Daily News Archive

From November 19, 2001

High Levels Of Arsenic Found In Lumber From Home Depot & Lowe's

On November 8, Environmental Working Group (EWG) and Healthy Building Network (HBN) released The Poisonwood Rivals, a report featuring the results of nationwide analysis of pressure treated wood from the two largest home improvement superstores. Sampling in 13 metropolitan areas found harmful levels of cancer-causing arsenic on the surface of "pressure-treated" wood purchased at Home Depot and Lowe's Home Improvement Warehouse stores.

The groups reports that an area of arsenic-treated wood the size of a four-year-old's hand contains an average of 120 times the amount of arsenic allowed in a 6 ounce glass of water by the U.S. EPA. The highest contamination was found in a North Carolina sample at 500 times the acceptable safety level.

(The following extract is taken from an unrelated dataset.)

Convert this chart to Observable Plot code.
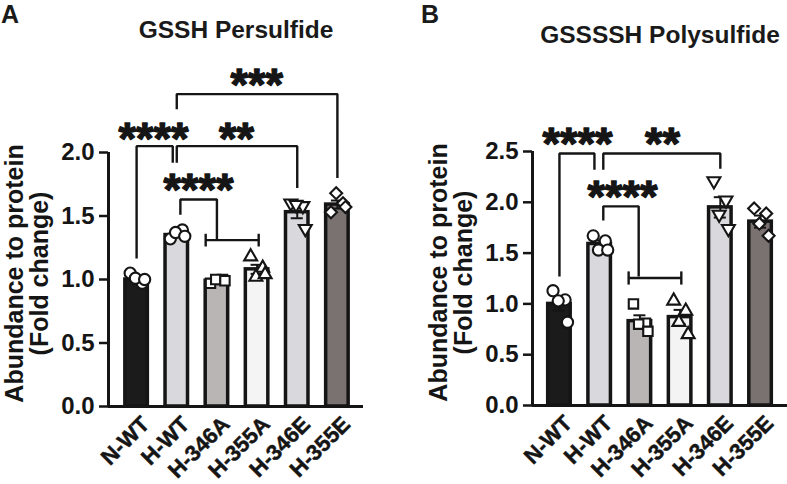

Arsenic sticks to children's hands when they play on treated wood, and is absorbed through the skin and ingested when they put their hands in their mouths. Based on the average arsenic level detected in lumber from 18 Home Depot and Lowe's stores, EWG estimated that one of every 500 children who regularly play on playground equipment or decks made from pressure-treated wood can be expected to develop cancer later in life as a result of this exposure.

"Home Depot and Lowe's both tout their concern for the environment, but even with alternatives readily available they continue to sell lumber full of a chemical that causes cancer," said Jane Houlihan, EWG's Research Director. "We found arsenic levels that were off the charts all over the country, which means that off the shelf this product is unsafe for children. The EPA should ban the use of arsenic as a pesticide, and Home Depot and Lowe's should stop selling arsenic-treated lumber to families."

Arsenic isn't just poisonous in the short term, it causes cancer in the long term, which is why it has come under increasing scientific scrutiny and restriction. It is the only known human carcinogen currently approved for use as a pesticide. According to the National Academy of Sciences, exposure to arsenic causes lung, bladder, and skin cancer in humans, and is suspected as a cause of kidney, prostate, and nasal passage cancer.

Manufacturers treat green wood with heavy doses of arsenic to keep out bugs and prevent rot. A 12-foot section of CCA-treated wood contains about an ounce of arsenic, or enough poison to kill 250 people.